I like Mecanique Ondulatoire, the venue where I saw the ascendant fuzz rock royalty A Place to Bury Strangers, but by most standards – with just a 150-person capacity—it is too small for this band. (APTBS played Paris last November in the Nouveau Casino, a 400-person capacity venue.) Descending into its basement concert lair, the Mecanique Ondulatoire, with its arched form of huge sand-colored rectangular stones, looks like a medieval torture chamber. And with a sardine-packed sold out crowd inside, the venue is more a closed-off tunnel than a room.

What does all of this matter for the concert? Acoustics and your bodily sensorial experience with the music—that’s what.

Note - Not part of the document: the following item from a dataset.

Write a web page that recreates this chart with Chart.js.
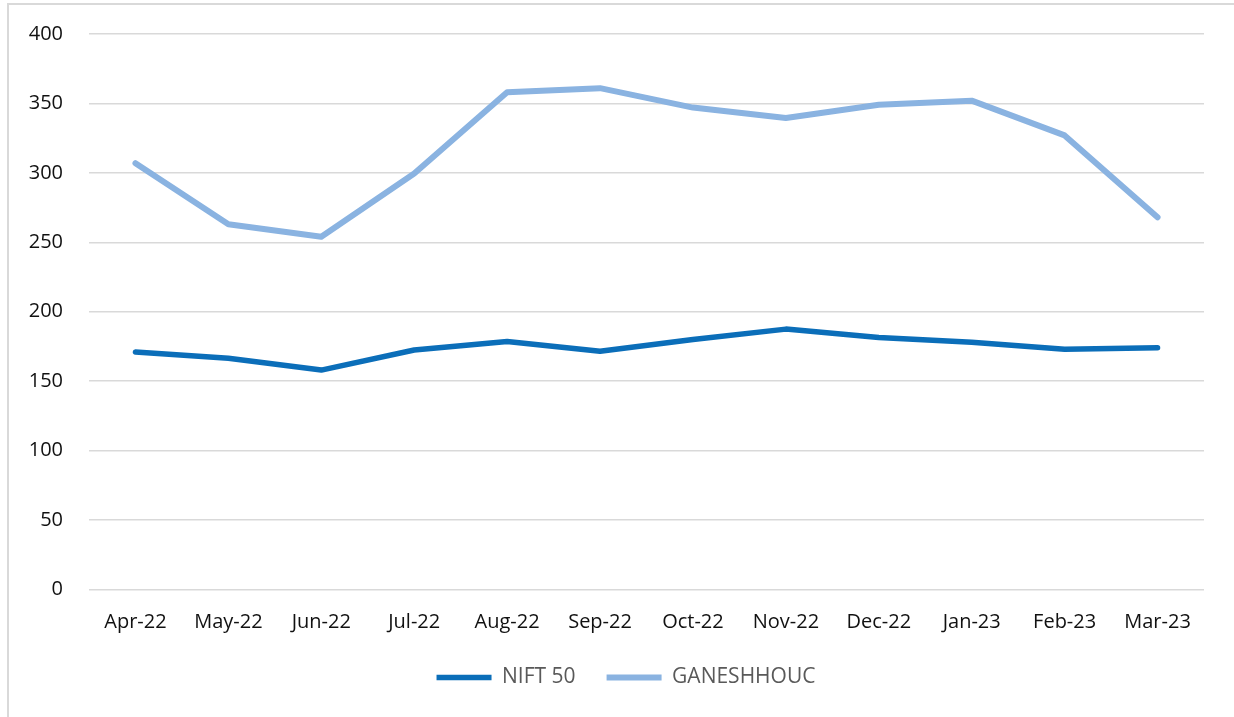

If the venue is horrible for a classical musician, it is in some perverted sense perfect for APTBS, who sonically buried about 150 strangers at this show. Their whole aura is about echoes, reverberations, and the challenges of controlling and shaping dissonant sounds. And just as techno fans find a visceral pleasure in the throbbing bass and industrial pummeling of that genre, so, too, do fans of APTBS surely enjoy being washed over by the tidal wave of sound. Do you know the feeling of wading into an ocean with big waves? Imagine that wave was coming from guitars, drums, and the beauty of amplification technology.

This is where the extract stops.